Est venu alors un de ces moments d'exception qui font la beauté du football et sa force dramatique : à la 94e minute, dans les dernières secondes des arrêts de jeu, sur une longue relance de Barthez, Wiltord s’échappe sur ce même côté droit des buts de Toldo où nous avions échoué de peu à de nombreuses reprises, et égalise, sauvant le match. Restait à le gagner. C’est chose faite un quart d’heure plus tard : après une percée remarquable et un centre en retrait de Pires, une magnifique reprise de volée, en déséquilibre arrière, permet à Trezeguet de tromper Toldo.

Ce match magnifique et intense est à l’image du parcours des Bleus.
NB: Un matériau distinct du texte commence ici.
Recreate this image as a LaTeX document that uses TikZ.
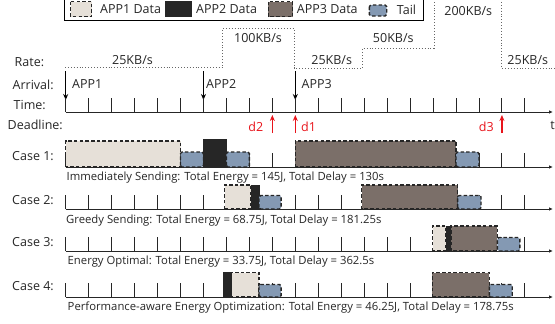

Ce qui frappe, bien sûr, ce sont les talents individuels : la magie de Zidane, la rapidité de Henry, la lucidité de Blanc, la puissance de Desailly, la présence de Barthez. Mais cela ne suffit pas à faire une grande équipe : ce qui a fait la force des Bleus, c’est leur collectif et leur état d’esprit. Ils ont acquis un « plus » qui fait toujours la différence : une solidarité sans faille et une maturité partagée, conduites match après match. La sereine détermination avec laquelle ils sont revenus au score face au Portugal puis face à l’Italie est impressionnante. Tout se passe comme si cette sérénité inquiétait les autres équipes. On le voit dans les moments cruciaux, en particulier les penalties, qui nous furent souvent, dans le passé, très cruels : maintenant, nous marquons, et d’autres échouent. La « malédiction » d’autrefois non seulement est écartée, mais semble désormais frapper nos adversaires.
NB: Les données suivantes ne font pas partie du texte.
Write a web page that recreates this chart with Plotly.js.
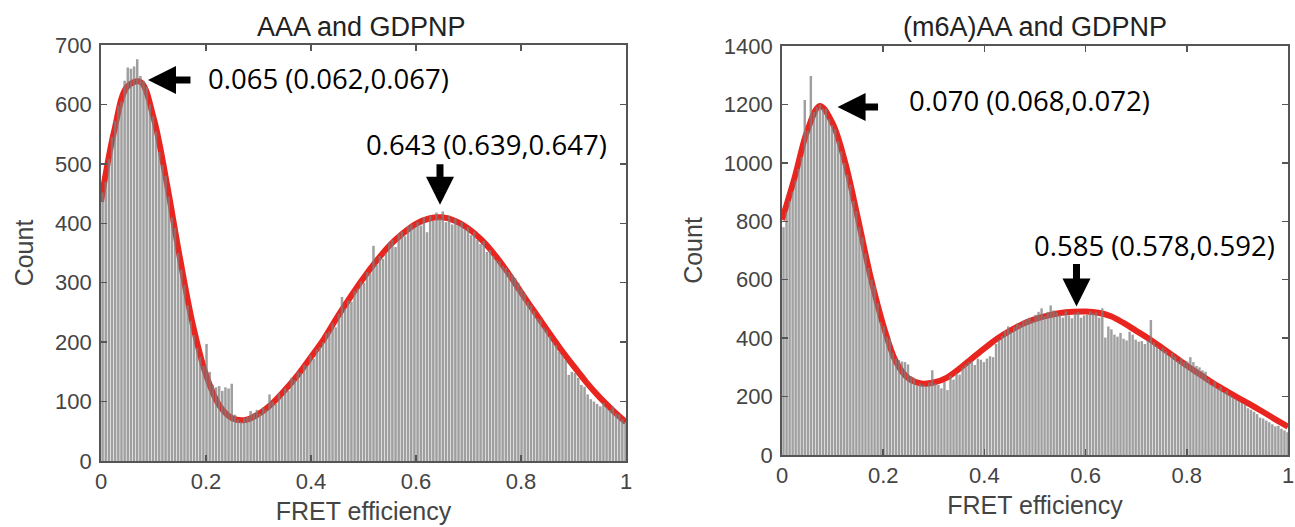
<!DOCTYPE html>
<html>
<head>
<meta charset="utf-8">
<script src="https://cdn.plot.ly/plotly-3.0.1.min.js"></script>
<style>html,body{margin:0;padding:0;background:#fff}#chart{width:1295px;height:527px}</style>
</head>
<body>
<div id="chart"></div>
<script>
// ---------- data ----------
const binStart = 0.003;   // centre of first histogram bin
const binWidth = 0.006;   // histogram bin width

const leftTitle = "AAA and GDPNP";
const rightTitle = "(m6A)AA and GDPNP";

const leftCounts = [
452,470,508,545,572,598,605,640,662,660,
664,676,648,640,630,600,580,555,520,498,
480,445,410,392,350,322,296,262,236,212,
190,175,160,197,150,128,124,126,118,124,
122,130,78,70,66,72,74,84,80,86,
80,90,86,112,100,96,114,108,122,118,
140,136,150,148,162,160,178,172,188,192,
200,215,218,232,225,248,276,256,270,268,
286,290,302,300,318,316,362,330,345,340,
350,368,372,360,382,386,378,395,398,392,
402,396,410,385,412,404,418,408,420,402,
412,398,408,396,402,390,394,380,386,372,
365,370,352,355,345,338,336,328,325,318,
314,308,300,290,282,268,262,252,240,238,
225,220,210,200,195,184,178,170,145,150,
148,140,128,125,112,104,100,96,92,98,
90,86,92,80,78,70,66];

const rightCounts = [
780,830,870,900,940,980,1020,1215,1110,1297,
1175,1190,1200,1185,1185,1150,1130,1115,1075,1040,
1000,960,925,870,835,780,745,690,640,600,
580,520,455,440,405,398,350,330,325,320,
318,310,270,265,238,245,240,236,248,290,
245,240,228,250,222,272,258,280,275,300,
310,318,322,308,330,326,318,330,338,335,
380,395,408,425,440,422,438,450,445,460,
465,470,458,480,490,502,475,490,512,495,
488,480,470,492,478,468,485,490,470,478,
480,492,485,488,470,502,402,440,430,412,
405,418,398,392,422,412,395,388,390,380,
392,462,385,372,360,368,355,340,350,338,
322,330,318,320,335,318,305,300,290,285,
260,240,252,228,235,215,220,205,198,190,
185,178,172,160,155,148,140,128,125,118,
112,105,98,100,90,84,78];

const fitX = [0,0.025,0.05,0.075,0.1,0.125,0.15,0.175,0.2,0.225,0.25,0.275,0.3,0.325,0.35,0.375,0.4,0.425,0.45,0.475,0.5,0.525,0.55,0.575,0.6,0.625,0.65,0.675,0.7,0.725,0.75,0.775,0.8,0.825,0.85,0.875,0.9,0.925,0.95,0.975,1];
const leftFit = [436,555,630,638,578,469,343,229,145,94,72,69,79,96,119,145,175,206,242,276,308,337,363,383,399,408,410,404,391,372,347,317,284,252,220,189,160,132,107,85,65];
const rightFit = [805,950,1110,1195,1135,1000,810,610,445,320,262,245,248,264,295,330,365,398,425,448,465,477,486,490,491,487,475,452,425,398,368,337,306,277,248,222,197,173,148,122,97];

const xTicks = [0,0.2,0.4,0.6,0.8,1];
const leftYTicks = [0,100,200,300,400,500,600,700];
const rightYTicks = [0,200,400,600,800,1000,1200,1400];

const leftPeakLabels = ["0.065 (0.062,0.067)", "0.643 (0.639,0.647)"];
const rightPeakLabels = ["0.070 (0.068,0.072)", "0.585 (0.578,0.592)"];
const leftPeaks = [[0.0895, 641], [0.6457, 431]];
const rightPeaks = [[0.1098, 1191], [0.582, 508]];

// ---------- styles ----------
const axisColor = '#555555';
const tickFont = {family: 'Liberation Sans, Arial, sans-serif', size: 22, color: '#444444'};
const titleFont = {family: 'Liberation Sans, Arial, sans-serif', size: 25, color: '#444444'};
const barStyle = {color: '#7f7f7f', opacity: 0.75, line: {width: 0}};
const fitStyle = {color: '#e8251e', width: 6, shape: 'spline'};

const traces = [
  {type: 'scatter', mode: 'lines', x: fitX, y: leftFit, line: fitStyle, xaxis: 'x', yaxis: 'y', hoverinfo: 'skip'},
  {type: 'bar', x0: binStart, dx: binWidth, y: leftCounts, marker: {color: barStyle.color, line: barStyle.line}, opacity: barStyle.opacity, xaxis: 'x', yaxis: 'y3'},
  {type: 'scatter', mode: 'lines', x: fitX, y: rightFit, line: fitStyle, xaxis: 'x2', yaxis: 'y2', hoverinfo: 'skip'},
  {type: 'bar', x0: binStart, dx: binWidth, y: rightCounts, marker: {color: barStyle.color, line: barStyle.line}, opacity: barStyle.opacity, xaxis: 'x2', yaxis: 'y4'}
];

function xAxis(domain, anchor) {
  return {
    domain: domain, anchor: anchor, range: [0, 1], tickvals: xTicks,
    ticks: 'inside', ticklen: 6, tickwidth: 1.5, tickcolor: axisColor,
    showline: true, linecolor: axisColor, linewidth: 1.8, mirror: 'ticks',
    showgrid: false, zeroline: false, tickfont: tickFont, ticklabelstandoff: 0,
    ticklabeloverflow: 'allow', automargin: false,
    title: {text: 'FRET efficiency', font: titleFont, standoff: 9}
  };
}
function yAxis(domain, anchor, range, ticks) {
  return {
    domain: domain, anchor: anchor, range: range, tickvals: ticks,
    ticks: 'inside', ticklen: 6, tickwidth: 1.5, tickcolor: axisColor,
    showline: true, linecolor: axisColor, linewidth: 1.8, mirror: 'ticks',
    showgrid: false, zeroline: false, tickfont: tickFont, ticklabelstandoff: 3,
    ticklabeloverflow: 'allow', automargin: false,
    title: {text: 'Count', font: titleFont, standoff: 14}
  };
}

const leftXDom = [101/1295, 626/1295];
const leftYDom = [1 - 461/527, 1 - 45/527];
const rightXDom = [782/1295, 1288/1295];
const rightYDom = [1 - 455/527, 1 - 46/527];

const annFont = {family: 'Open Sans, Noto Sans, sans-serif', size: 27.5, color: '#000000'};
function arrow(xa, ya, pt, ax, ay) {
  return {xref: xa, yref: ya, x: pt[0], y: pt[1], ax: ax, ay: ay, text: '', showarrow: true,
          arrowhead: 2, arrowsize: 0.8, arrowwidth: 7, arrowcolor: '#000000', standoff: 0};
}
function label(xa, ya, x, y, text) {
  return {xref: xa, yref: ya, x: x, y: y, text: text, showarrow: false, font: annFont,
          xanchor: 'center', yanchor: 'middle'};
}

const layout = {
  width: 1295, height: 527,
  margin: {l: 0, r: 0, t: 0, b: 0},
  paper_bgcolor: '#ffffff', plot_bgcolor: '#ffffff',
  showlegend: false, bargap: 0.2,
  xaxis: xAxis(leftXDom, 'y'),
  yaxis: yAxis(leftYDom, 'x', [0, 700], leftYTicks),
  yaxis3: {overlaying: 'y', anchor: 'x', range: [0, 700], visible: false},
  xaxis2: xAxis(rightXDom, 'y2'),
  yaxis2: yAxis(rightYDom, 'x2', [0, 1400], rightYTicks),
  yaxis4: {overlaying: 'y2', anchor: 'x2', range: [0, 1400], visible: false},
  annotations: [
    {xref: 'paper', yref: 'paper', x: 361.5/1295, y: 1 - 27/527, text: leftTitle, showarrow: false,
     font: {family: 'Liberation Sans, Arial, sans-serif', size: 27, color: '#222222'}, xanchor: 'center', yanchor: 'middle'},
    {xref: 'paper', yref: 'paper', x: 1035/1295, y: 1 - 27/527, text: rightTitle, showarrow: false,
     font: {family: 'Liberation Sans, Arial, sans-serif', size: 27, color: '#222222'}, xanchor: 'center', yanchor: 'middle'},
    arrow('x', 'y', leftPeaks[0], 44, 0),
    arrow('x', 'y', leftPeaks[1], 0, -42),
    arrow('x2', 'y2', rightPeaks[0], 42, 0),
    arrow('x2', 'y2', rightPeaks[1], 0, -44),
    label('x', 'y', 0.4333, 644, leftPeakLabels[0]),
    label('x', 'y', 0.734, 532, leftPeakLabels[1]),
    label('x2', 'y2', 0.489, 1215, rightPeakLabels[0]),
    label('x2', 'y2', 0.737, 716, rightPeakLabels[1])
  ]
};

Plotly.newPlot('chart', traces, layout, {displayModeBar: false, staticPlot: true});
</script>
</body>
</html>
C’est pour moi la leçon de l’épopée des Bleus : construire une grande équipe, capable de gagner et d’être toujours au rendez-vous. Cela n’est possible que dans la durée. Cela résulte du travail en profondeur conduit dans le football français, en particulier en matière de formation. Cela a exigé, pour la sélection nationale, beaucoup d’efforts et des souffrances aussi : je pense en particulier aux deux demi-finales de Coupe du monde, à Séville, en 1982, et en 1986 au Mexique, les deux fois face à l’Allemagne. Nous avions alors les talents : le Zidane de l’époque s’appelait Platini et, comme aujourd’hui, il était remarquablement entouré. Mais il nous manquait ce mental de vainqueur, cette expérience du plus haut niveau – ironiquement conquise surtout en Italie – sans lesquels une équipe peut certes être grande – et les Bleus des années 80 étaient une grande équipe –, mais sans lesquels il ne peut y avoir de victoire finale.
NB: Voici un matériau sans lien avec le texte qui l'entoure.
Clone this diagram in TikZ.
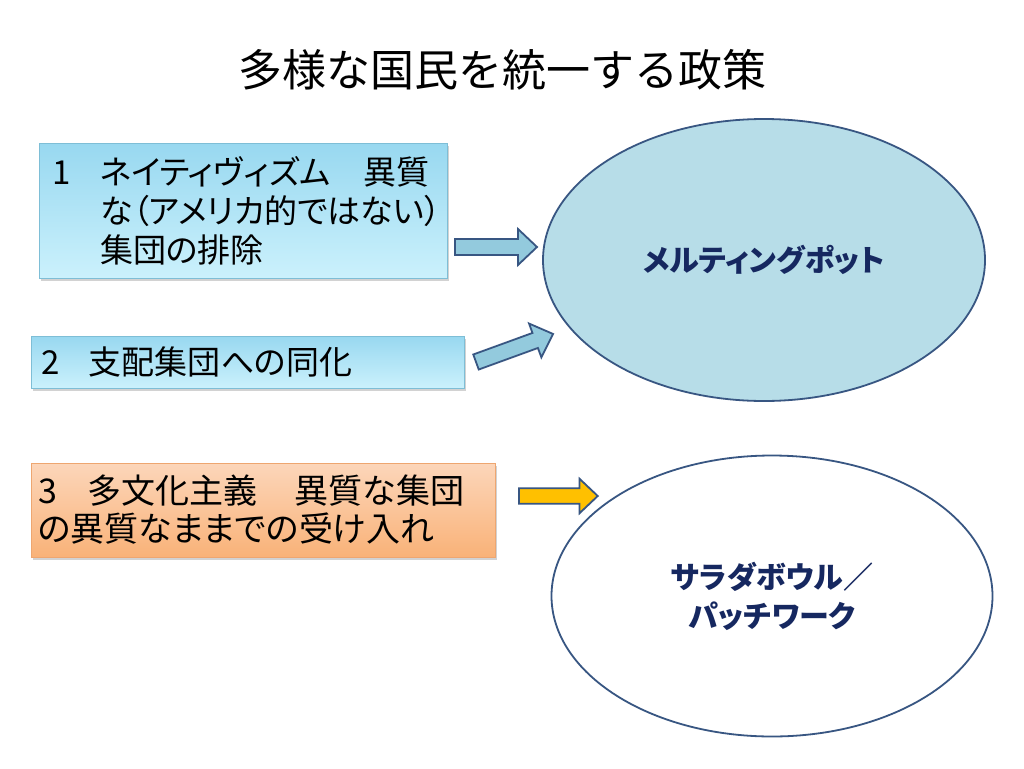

Aujourd’hui, avec Aimé Jacquet puis Roger Lemerre, les Bleus de Didier Deschamps sont parvenus au sommet du football mondial. La victoire d’hier confirme celle de 1998 en Coupe du monde, face au Brésil. Le doublé est historique. Il fait chaud au cœur. Remercions cette équipe, ces jeunes hommes, parce qu’ils savent donner du plaisir et du bonheur aux Français.